Wednesday, September 8, 2010

My model

Siv Cheng focuses on documentary style

Roth Meas

SIV Cheng, 31, one of the documentary-style photographers taking part in the ‘‘Bamboo Shoots’’ exhibition, profiles four poor families in Cambodia for the show. Two live on the border between Cambodia and Vietnam, one in a suburb of Phnom Penh and the other in Kandal province.

“I spend a day with each family, researching, before I start shooting pictures. I introduce the family to myself and the project and make them understand my purpose, so they don’t doubt me anymore,” Siv Cheng said.

After she gains permission, Siv Cheng stays two days with each family observing their day-to-day activities.

“Even if they live in a ruined hut, I stay with them,” she said.
“I eat the same food as them, and sleep next to them.
While they are going about their activities, I take pictures, so they are more natural.”

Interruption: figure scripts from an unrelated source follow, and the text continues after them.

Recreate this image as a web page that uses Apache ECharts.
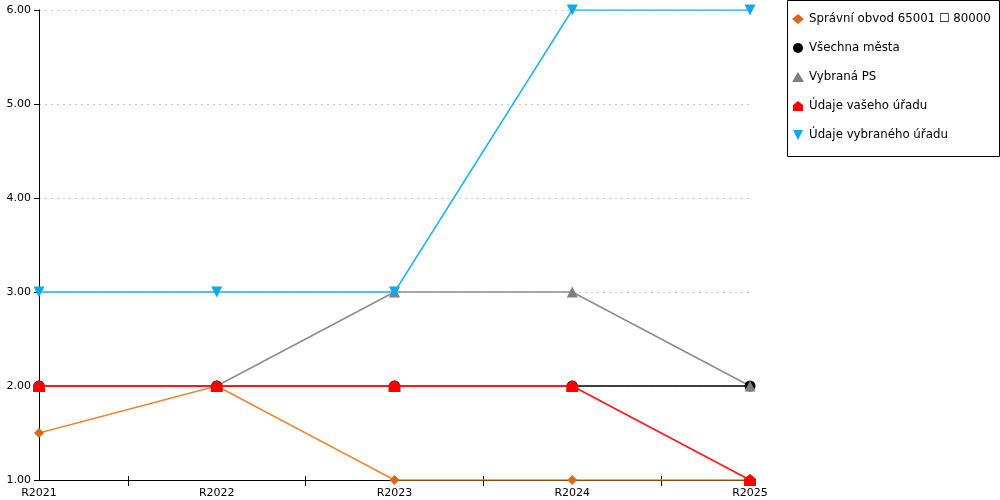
<!DOCTYPE html>
<html><head><meta charset="utf-8">
<script src="https://cdn.jsdelivr.net/npm/echarts@6/dist/echarts.min.js"></script>
<style>html,body{margin:0;padding:0;background:#fff}#c{width:1000px;height:500px}</style>
</head><body><div id="c"></div>
<script>
const categories = ['R2021','R2022','R2023','R2024','R2025'];
const yTicks = [1, 2, 3, 4, 5, 6];
const seriesNames = ['Správní obvod 65001 ☐ 80000','Všechna města','Vybraná PS','Údaje vašeho úřadu','Údaje vybraného úřadu'];
const obvod = [1.5, 2, 1, 1, 1];
const vsechnaMesta = [2, 2, 2, 2, 2];
const vybranaPS = [2, 2, 3, 3, 2];
const vasUrad = [2, 2, 2, 2, 1];
const vybranyUrad = [3, 3, 3, 6, 6];

const font = 'DejaVu Sans';
const house = 'path://M0,10 L0,4 L5,0 L10,4 L10,10 Z';
const downTri = 'path://M0,0 L10,0 L5,10 Z';
function mk(name, data, lineColor, markColor, symbol, size, lw) {
  return {name, type:'line', data, xAxisIndex:0, yAxisIndex:0, symbol, symbolSize:size,
    lineStyle:{color:lineColor, width:lw}, itemStyle:{color:markColor}, color:markColor,
    animation:false, emphasis:{disabled:true}};
}
const chart = echarts.init(document.getElementById('c'));
chart.setOption({
  animation:false,
  grid:{left:39, right:250, top:10, bottom:20, containLabel:false},
  legend:{orient:'vertical', left:792, top:13, padding:0, itemGap:17, itemWidth:12, itemHeight:10,
    textStyle:{fontFamily:font, fontSize:11.8, color:'#000'},
    data:[
      {name:seriesNames[0], icon:'diamond'},
      {name:seriesNames[1], icon:'circle'},
      {name:seriesNames[2], icon:'triangle'},
      {name:seriesNames[3], icon:house},
      {name:seriesNames[4], icon:downTri}
    ]},
  graphic:[{type:'rect', shape:{x:787.5, y:0.5, width:212, height:156}, style:{fill:'none', stroke:'#000', lineWidth:1}, z:100}],
  xAxis:[
    {type:'category', data:categories, boundaryGap:false,
      axisLine:{lineStyle:{color:'#000', width:1}}, axisTick:{show:false},
      axisLabel:{color:'#000', fontFamily:font, fontSize:11, margin:8}, splitLine:{show:false}},
    {type:'value', min:0, max:categories.length-1, interval:1, position:'bottom',
      axisLine:{show:false}, axisLabel:{show:false}, axisTick:{show:false}, splitLine:{show:false},
      minorTick:{show:true, splitNumber:2, length:6, lineStyle:{color:'#000'}}},
    {type:'value', min:0, max:categories.length-1, interval:1, position:'bottom',
      axisLine:{show:false}, axisLabel:{show:false}, axisTick:{show:false, inside:true}, splitLine:{show:false},
      minorTick:{show:true, splitNumber:2, length:4, lineStyle:{color:'#000'}}}
  ],
  yAxis:[
    {type:'value', min:yTicks[0], max:yTicks[yTicks.length-1], interval:1,
      axisLine:{show:true, lineStyle:{color:'#000'}}, axisTick:{show:true, length:5, lineStyle:{color:'#000'}},
      axisLabel:{color:'#000', fontFamily:font, fontSize:11, margin:8, formatter:v=>v.toFixed(2)},
      splitLine:{show:true, lineStyle:{color:'#c8c8c8', type:[2,4], width:1}}},
    {type:'value', min:yTicks[0], max:yTicks[yTicks.length-1], interval:1, position:'right',
      axisLine:{show:true, lineStyle:{color:'#000'}}, axisTick:{show:false}, axisLabel:{show:false}, splitLine:{show:false}}
  ],
  series:[
    mk(seriesNames[0], obvod, '#ef8634', '#d9691a', 'diamond', 10, 1.5),
    mk(seriesNames[1], vsechnaMesta, '#000000', '#000000', 'circle', 11, 1.5),
    mk(seriesNames[2], vybranaPS, '#8c8c8c', '#7f7f7f', 'triangle', 11, 1.5),
    mk(seriesNames[3], vasUrad, '#ff1a1a', '#ff0000', house, 12, 1.8),
    mk(seriesNames[4], vybranyUrad, '#1cb4ee', '#0ea9ea', downTri, 11, 1.5)
  ]
});
</script></body></html>
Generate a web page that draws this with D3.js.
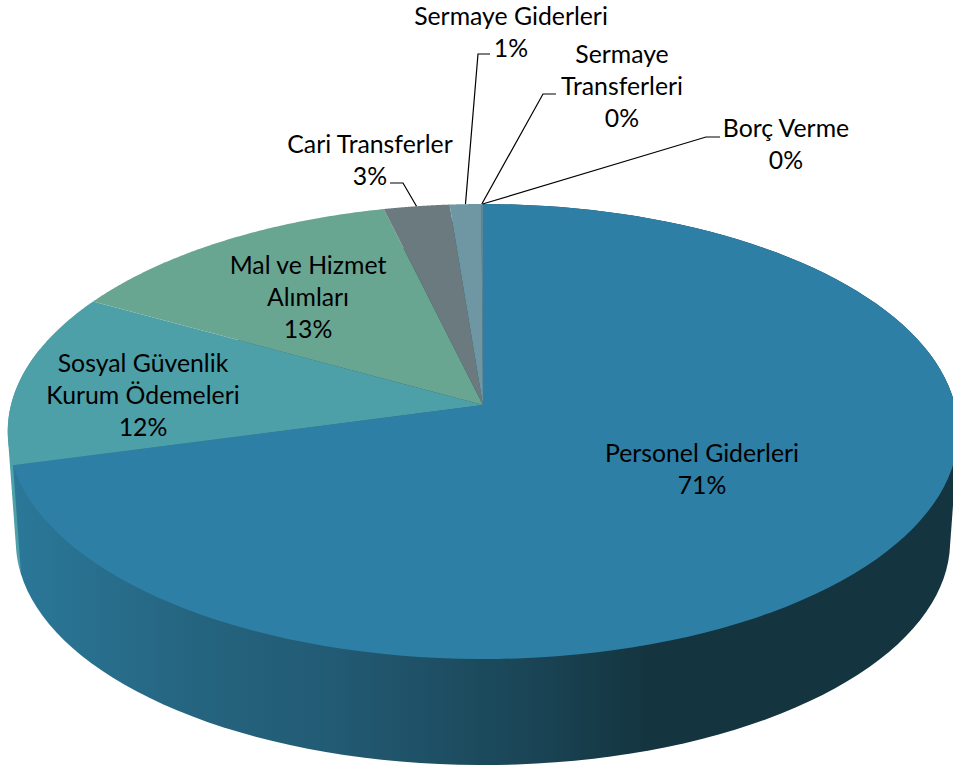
<!DOCTYPE html>
<html><head><meta charset="utf-8">
<script src="https://cdn.jsdelivr.net/npm/d3@7"></script>
<style>html,body{margin:0;padding:0;background:#fff;overflow:hidden}svg{display:block}
text{font-family:Lato,"Noto Sans",sans-serif;font-size:24.8px;fill:#000;text-anchor:middle;dominant-baseline:central}</style>
</head><body><svg id="c" width="953" height="769"></svg>
<script>
const categories=["Personel Giderleri","Sosyal Güvenlik Kurum Ödemeleri","Mal ve Hizmet Alımları","Cari Transferler","Sermaye Giderleri","Sermaye Transferleri","Borç Verme"];
const values=[70.8,12.3,13.14,2.5,1.2,0.03,0.03];
const percentLabels=["71%","12%","13%","3%","1%","0%","0%"];
const labelLines=[["Personel Giderleri"],["Sosyal Güvenlik","Kurum Ödemeleri"],["Mal ve Hizmet","Alımları"],["Cari Transferler"],["Sermaye Giderleri"],["Sermaye","Transferleri"],["Borç Verme"]];
const colors=["#2d7fa6","#4d9fa8","#69a692","#6a7a7f","#6f97a3","#6f97a3","#6f97a3"];

// layout
const labelX=[702,143,308,370,511,622,786], labelY=[452,362,264.5,143,15,53,127], lineH=32;
const leaders=[null,null,null,[[390,183],[403,183]],[[490,54],[478,54]],[[556,94],[543,94]],[[720,137],[706,137]]];
const cx=483, apexY=405, R=472, S=224.4, k=0.1165;
const topCy=431.5, botCy=541, botSx=0.983, botSy=0.985;

const svg=d3.select("#c");
const defs=svg.append("defs");
const grad=defs.append("linearGradient").attr("id","side").attr("gradientUnits","userSpaceOnUse")
  .attr("x1",10).attr("x2",953).attr("y1",0).attr("y2",0);
[[0,"#2b7899"],[0.2,"#25647f"],[0.35,"#225a73"],[0.55,"#1a4556"],[0.68,"#14343f"],[1,"#14343f"]]
  .forEach(([o,c])=>grad.append("stop").attr("offset",o).attr("stop-color",c));

function proj(a){const u=Math.sin(a),v=-Math.cos(a),w=1-k*v;return [cx+R*u/w,apexY+S*v/w];}
function projBot(a){const [x,y]=proj(a);return [cx+(x-cx)*botSx,botCy+(y-topCy)*botSy];}
const arcs=d3.pie().sort(null).value(d=>d)(values);
const line=d3.line();
const samples=(a0,a1,f)=>d3.range(0,121).map(i=>f(a0+(a1-a0)*i/120));
const wall=(a,b)=>line(d3.polygonHull([...samples(a,b,proj),...samples(a,b,projBot)]))+"Z";

// outer wall: left sliver of the second slice, then the first slice
const sideGroup=svg.append("g");
const rad=d3.scaleLinear().domain([0,360]).range([0,2*Math.PI]);
sideGroup.append("path").attr("d",wall(arcs[1].startAngle,rad(285))).attr("fill","#4d9fa8");
sideGroup.append("path").attr("d",wall(arcs[0].startAngle,arcs[0].endAngle)).attr("fill","url(#side)");

// top face
svg.append("g").selectAll("path").data(arcs).join("path")
  .attr("d",d=>line([[cx,apexY],...samples(d.startAngle,d.endAngle,proj)])+"Z")
  .attr("fill",(d,i)=>colors[i]);

// leader lines
svg.append("g").selectAll("path").data(arcs.map((d,i)=>({d,l:leaders[i]})).filter(o=>o.l)).join("path")
  .attr("d",o=>line([...o.l,proj((o.d.startAngle+o.d.endAngle)/2)]))
  .attr("fill","none").attr("stroke","#000").attr("stroke-width",1.2);

// labels
const g=svg.append("g");
categories.forEach((c,i)=>{
  const ls=[...labelLines[i],percentLabels[i]];
  ls.forEach((t,j)=>{g.append("text").attr("x",labelX[i]).attr("y",labelY[i]+j*lineH).text(t);});
});
</script></body></html>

One of the families taught Siv Cheng about the life of the poor people. She said the family was miserable because the mother suffered a stroke and was now paralysed. The father is also disabled, and their 10-year-old daughter must cross the border to beg for money to feed the whole family.

“The girl has a big burden,” Siv Cheng said. “She has to earn money for family on one hand, and on the other she also has to cook for her disabled parents. It stops her from getting an education, and her health is not great, either.”

Siv Cheng is a photography student at the French Cultural Centre, and a relatively new addition to the On Photography Cambodia family.